• [To do] Return the whole listing, line for line, without the pictures in it.

• [Given data]
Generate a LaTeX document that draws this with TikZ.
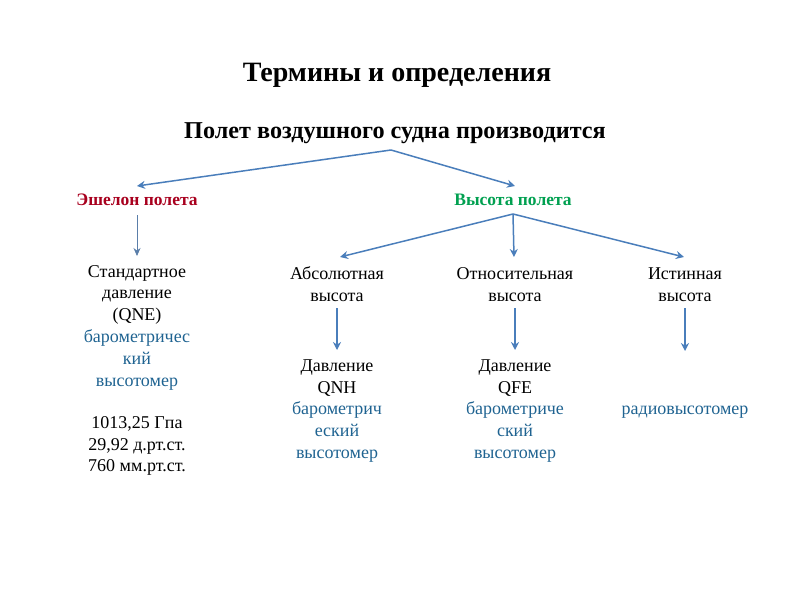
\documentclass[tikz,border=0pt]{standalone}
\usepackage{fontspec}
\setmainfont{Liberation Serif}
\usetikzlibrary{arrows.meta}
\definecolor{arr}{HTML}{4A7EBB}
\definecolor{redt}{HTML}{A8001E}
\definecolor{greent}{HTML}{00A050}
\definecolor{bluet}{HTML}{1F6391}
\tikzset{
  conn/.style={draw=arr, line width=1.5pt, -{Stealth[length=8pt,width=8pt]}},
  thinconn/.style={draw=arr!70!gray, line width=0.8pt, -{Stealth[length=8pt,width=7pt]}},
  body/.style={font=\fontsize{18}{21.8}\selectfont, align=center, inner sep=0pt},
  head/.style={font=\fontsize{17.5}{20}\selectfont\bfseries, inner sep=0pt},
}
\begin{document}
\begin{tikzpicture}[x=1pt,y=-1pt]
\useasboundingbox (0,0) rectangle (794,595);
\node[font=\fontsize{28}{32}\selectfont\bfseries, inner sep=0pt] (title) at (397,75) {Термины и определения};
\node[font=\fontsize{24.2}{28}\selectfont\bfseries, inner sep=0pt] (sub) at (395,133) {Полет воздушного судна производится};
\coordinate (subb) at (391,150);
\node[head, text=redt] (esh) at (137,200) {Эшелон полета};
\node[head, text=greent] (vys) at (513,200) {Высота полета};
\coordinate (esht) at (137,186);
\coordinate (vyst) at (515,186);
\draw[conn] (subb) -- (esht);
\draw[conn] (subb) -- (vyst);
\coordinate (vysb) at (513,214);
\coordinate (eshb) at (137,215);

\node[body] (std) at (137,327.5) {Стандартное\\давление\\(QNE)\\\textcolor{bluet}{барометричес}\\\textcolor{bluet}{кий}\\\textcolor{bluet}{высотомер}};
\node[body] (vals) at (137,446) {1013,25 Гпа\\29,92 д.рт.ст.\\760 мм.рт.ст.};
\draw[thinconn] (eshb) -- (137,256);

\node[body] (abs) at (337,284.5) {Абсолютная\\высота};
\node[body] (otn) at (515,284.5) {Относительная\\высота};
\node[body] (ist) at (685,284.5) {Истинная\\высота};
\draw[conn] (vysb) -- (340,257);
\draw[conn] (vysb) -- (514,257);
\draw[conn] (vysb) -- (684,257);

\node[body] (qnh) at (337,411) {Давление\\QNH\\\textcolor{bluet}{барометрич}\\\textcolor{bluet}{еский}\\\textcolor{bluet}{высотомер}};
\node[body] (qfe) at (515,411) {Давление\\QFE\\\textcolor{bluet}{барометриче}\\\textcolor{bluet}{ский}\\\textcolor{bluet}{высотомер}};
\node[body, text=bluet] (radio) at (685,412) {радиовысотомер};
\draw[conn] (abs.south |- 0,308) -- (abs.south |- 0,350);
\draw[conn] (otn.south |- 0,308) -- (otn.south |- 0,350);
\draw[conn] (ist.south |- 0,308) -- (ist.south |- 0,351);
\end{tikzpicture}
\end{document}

• [The completed task]
Generate a LaTeX document that draws this with TikZ.
\documentclass[tikz,border=0pt]{standalone}
\usepackage{fontspec}
\setmainfont{Liberation Serif}
\usetikzlibrary{arrows.meta}
\definecolor{arr}{HTML}{4A7EBB}
\definecolor{redt}{HTML}{A8001E}
\definecolor{greent}{HTML}{00A050}
\definecolor{bluet}{HTML}{1F6391}
\tikzset{
  conn/.style={draw=arr, line width=1.5pt, -{Stealth[length=8pt,width=8pt]}},
  thinconn/.style={draw=arr!70!gray, line width=0.8pt, -{Stealth[length=8pt,width=7pt]}},
  body/.style={font=\fontsize{18}{21.8}\selectfont, align=center, inner sep=0pt},
  head/.style={font=\fontsize{17.5}{20}\selectfont\bfseries, inner sep=0pt},
}
\begin{document}
\begin{tikzpicture}[x=1pt,y=-1pt]
\useasboundingbox (0,0) rectangle (794,595);
\node[font=\fontsize{28}{32}\selectfont\bfseries, inner sep=0pt] (title) at (397,75) {Термины и определения};
\node[font=\fontsize{24.2}{28}\selectfont\bfseries, inner sep=0pt] (sub) at (395,133) {Полет воздушного судна производится};
\coordinate (subb) at (391,150);
\node[head, text=redt] (esh) at (137,200) {Эшелон полета};
\node[head, text=greent] (vys) at (513,200) {Высота полета};
\coordinate (esht) at (137,186);
\coordinate (vyst) at (515,186);
\draw[conn] (subb) -- (esht);
\draw[conn] (subb) -- (vyst);
\coordinate (vysb) at (513,214);
\coordinate (eshb) at (137,215);

\node[body] (std) at (137,327.5) {Стандартное\\давление\\(QNE)\\\textcolor{bluet}{барометричес}\\\textcolor{bluet}{кий}\\\textcolor{bluet}{высотомер}};
\node[body] (vals) at (137,446) {1013,25 Гпа\\29,92 д.рт.ст.\\760 мм.рт.ст.};
\draw[thinconn] (eshb) -- (137,256);

\node[body] (abs) at (337,284.5) {Абсолютная\\высота};
\node[body] (otn) at (515,284.5) {Относительная\\высота};
\node[body] (ist) at (685,284.5) {Истинная\\высота};
\draw[conn] (vysb) -- (340,257);
\draw[conn] (vysb) -- (514,257);
\draw[conn] (vysb) -- (684,257);

\node[body] (qnh) at (337,411) {Давление\\QNH\\\textcolor{bluet}{барометрич}\\\textcolor{bluet}{еский}\\\textcolor{bluet}{высотомер}};
\node[body] (qfe) at (515,411) {Давление\\QFE\\\textcolor{bluet}{барометриче}\\\textcolor{bluet}{ский}\\\textcolor{bluet}{высотомер}};
\node[body, text=bluet] (radio) at (685,412) {радиовысотомер};
\draw[conn] (abs.south |- 0,308) -- (abs.south |- 0,350);
\draw[conn] (otn.south |- 0,308) -- (otn.south |- 0,350);
\draw[conn] (ist.south |- 0,308) -- (ist.south |- 0,351);
\end{tikzpicture}
\end{document}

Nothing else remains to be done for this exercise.